The establishment of the Office on Missing Persons (OMP) marks a significant milestone in the efforts of the Government of Sri Lanka to address the issues of the missing and the disappeared. Established under the Office on Missing Persons (Establishment, Administration
and Discharge of Functions) Act No. 14 of 2016 as an independent commission, the OMP’s objectives are to trace and search for the missing, make recommendations towards nonrecurrence, ensure the protection of the rights of the missing, the disappeared and their
relatives, and to identify proper avenues of redress.
With the appointment of the OMP Commissioners in February 2018, the operationalisation of the Office commenced. The process of operationalisation includes designing and setting up units and regional offices, hiring staff, and developing policies, rules and procedures. The OMP also engaged in public consultations with the families of victims and held confidential meetings when requested by affected families. In order to secure expert knowledge required to perform specialised tasks, such as forensics, legal and archiving of data, the OMP
consulted with national and international organisations and experts, and also established key relationships with several government bodies and international organisations. Furthermore, the OMP is engaged in inquiries on specific cases, supporting the ongoing excavation and
exhumation of a mass grave in Mannar, consolidating existing records of missing persons and preparing recommendations and clarifications on legal issues affecting victims and families.
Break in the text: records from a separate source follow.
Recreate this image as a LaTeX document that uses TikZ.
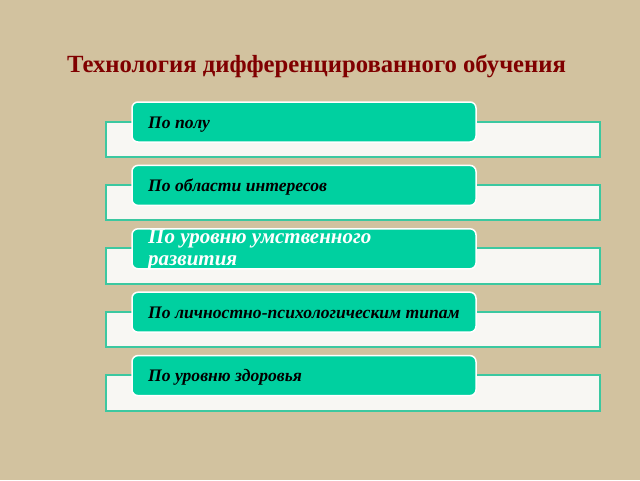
\documentclass[tikz,border=0pt]{standalone}
\usepackage{fontspec}
\setmainfont{Liberation Serif}
\definecolor{bgtan}{RGB}{210,194,159}
\definecolor{titlered}{RGB}{128,0,0}
\definecolor{boxgreen}{RGB}{0,208,160}
\definecolor{rimgreen}{RGB}{60,200,160}
\definecolor{paper}{RGB}{248,247,243}
\tikzset{
  backrect/.style={draw=rimgreen, line width=2pt, fill=paper, minimum width=494pt, minimum height=35.5pt, inner sep=0pt},
  frontbox/.style={draw=white, line width=1.5pt, fill=boxgreen, rounded corners=6pt, minimum width=344pt, minimum height=40pt, inner sep=0pt},
  itemtext/.style={anchor=base west, inner sep=0pt, font=\fontsize{17.6}{20}\selectfont\bfseries\itshape, text=black},
  bigtext/.style={itemtext, text=white, font=\fontsize{21}{23}\selectfont\bfseries\itshape},
}
\begin{document}
\begin{tikzpicture}[x=1pt,y=-1pt]
\useasboundingbox (0,0) rectangle (640,480);
\fill[bgtan] (0,0) rectangle (640,480);
\node[anchor=base, inner sep=0pt, text=titlered, font=\fontsize{24.7}{27}\selectfont\bfseries] (title) at (316.5,72.3) {Технология дифференцированного обучения};
\foreach \i/\txt in {0/По полу,1/По области интересов,3/По личностно-психологическим типам,4/По уровню здоровья}{
  \node[backrect] (w\i) at (353,139.25+63.4*\i) {};
  \node[frontbox] (g\i) at (304,122+63.4*\i) {};
  \node[itemtext] (t\i) at (148,128.3+63.4*\i) {\txt};
}
\node[backrect] (w2) at (353,139.25+63.4*2) {};
\node[frontbox] (g2) at (304,122+63.4*2) {};
\node[bigtext] (t2a) at (148,243.5) {По уровню умственного};
\node[bigtext] (t2b) at (148,265) {развития};
\end{tikzpicture}
\end{document}
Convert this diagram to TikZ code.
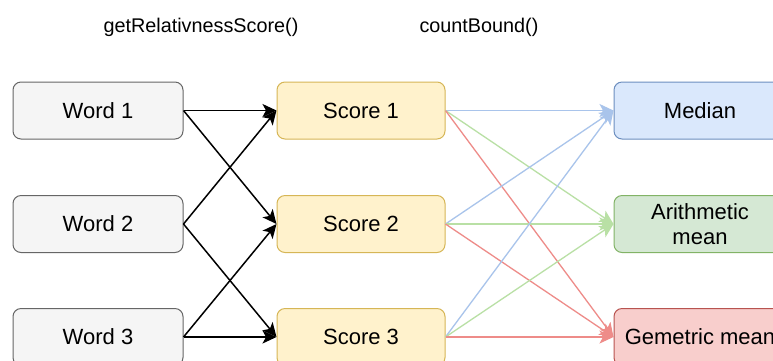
\documentclass[tikz,border=0pt]{standalone}
\usepackage{fontspec}
\setmainfont{Liberation Sans}
\usetikzlibrary{arrows.meta}
\definecolor{wordfill}{HTML}{F5F5F5}
\definecolor{wordline}{HTML}{666666}
\definecolor{scorefill}{HTML}{FFF2CC}
\definecolor{scoreline}{HTML}{D6B656}
\definecolor{medfill}{HTML}{DAE8FC}
\definecolor{medline}{HTML}{6C8EBF}
\definecolor{arfill}{HTML}{D5E8D4}
\definecolor{arline}{HTML}{82B366}
\definecolor{geofill}{HTML}{F8CECC}
\definecolor{geoline}{HTML}{B85450}
\definecolor{toblue}{HTML}{A9C4EB}
\definecolor{togreen}{HTML}{B9E0A5}
\definecolor{tored}{HTML}{EE8C89}
\tikzset{
  box/.style={rounded corners=8pt, line width=1pt, minimum height=57pt,
    inner sep=2pt, align=center, font=\fontsize{22}{25}\selectfont},
  wordbox/.style={box, draw=wordline, fill=wordfill, minimum width=170pt},
  scorebox/.style={box, draw=scoreline, fill=scorefill, minimum width=168pt},
  resbox/.style={box, minimum width=172pt},
  title/.style={font=\fontsize{19.8}{24}\selectfont},
  link/.style={line width=1.3pt, -{Stealth[length=14pt,width=13pt,inset=3.5pt]}},
}
\begin{document}
\begin{tikzpicture}[x=1pt,y=-1pt]
\clip (0,0) rectangle (773,360);
\fill[white] (0,0) rectangle (773,360);

% column headings
\node[title] (t1) at (201,27) {getRelativnessScore()};
\node[title] (t2) at (479,27) {countBound()};

% input words
\node[wordbox] (w1) at (98,110.5) {Word 1};
\node[wordbox] (w2) at (98,224) {Word 2};
\node[wordbox] (w3) at (98,337) {Word 3};

% scores
\node[scorebox] (s1) at (361,110.5) {Score 1};
\node[scorebox] (s2) at (361,224) {Score 2};
\node[scorebox] (s3) at (361,337) {Score 3};

% aggregated bounds
\node[resbox, draw=medline, fill=medfill] (m) at (700,110.5) {Median};
\node[resbox, draw=arline, fill=arfill] (a) at (700,224) {Arithmetic\\mean};
\node[resbox, draw=geoline, fill=geofill] (g) at (700,337) {Gemetric mean};

% words to scores
\foreach \i/\j in {1/1,1/2,2/1,2/3,3/2,3/3}
  \draw[link, black, line width=1.5pt] (w\i.east) -- (s\j.west);

% scores to bounds
\foreach \i in {1,2,3} {
  \draw[link, toblue]  (s\i.east) -- (m.west);
  \draw[link, togreen] (s\i.east) -- (a.west);
  \draw[link, tored]   (s\i.east) -- (g.west);
}
\end{tikzpicture}
\end{document}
The challenges faced by the OMP are many and need to be balanced with the urgency of the needs of families of victims enduring years of physical and mental suffering. The failure of successive state institutions to provide families with truth, justice and reparations has created
a deep distrust of the State and by extension the OMP. The OMP recognises the multiple needs and positions of various families and the importance of securing their trust.
For the OMP to be effective, it requires the active cooperation of other arms of the State. The harms suffered as a result of the violation of the rights of the missing and disappeared need to be addressed through reparations. Therefore, the enactment of a bill for a credible and
effective Office for Reparations is vital. The OMP, however, recognises the urgency of the needs where families have become destitute due to the disappearance of a family’s sole or primary breadwinner. Hence the OMP identifies the provision of interim relief to families of
victims as a priority and is recommending a number of such measures. It is duly noted that interim relief in the form of welfare or other measures does not amount to reparations.
Victims retain their right to reparations even if they accept interim relief from the State. The OMP also recognises the critical need for justice to address the issue of the missing and disappeared. The OMP welcomes the enactment of the International Convention for the
Protection of All Persons from Enforced Disappearances Act No. 5 of 2018 (The Enforced Disappearances Act) as it criminalises enforced disappearances and reinforces the State’s obligation set out in the Constitution and according to national laws. However, incorporation
of the crime of enforced disappearances into domestic law remains inadequate. The OMP, whilst noting multiple areas for reform with regard to justice, makes recommendations to address urgent issues where there is credible evidence of violations and specific hurdles in pursuit of justice, including incidents of intimidation and harassment of families, activists and lawyers working on human rights issues.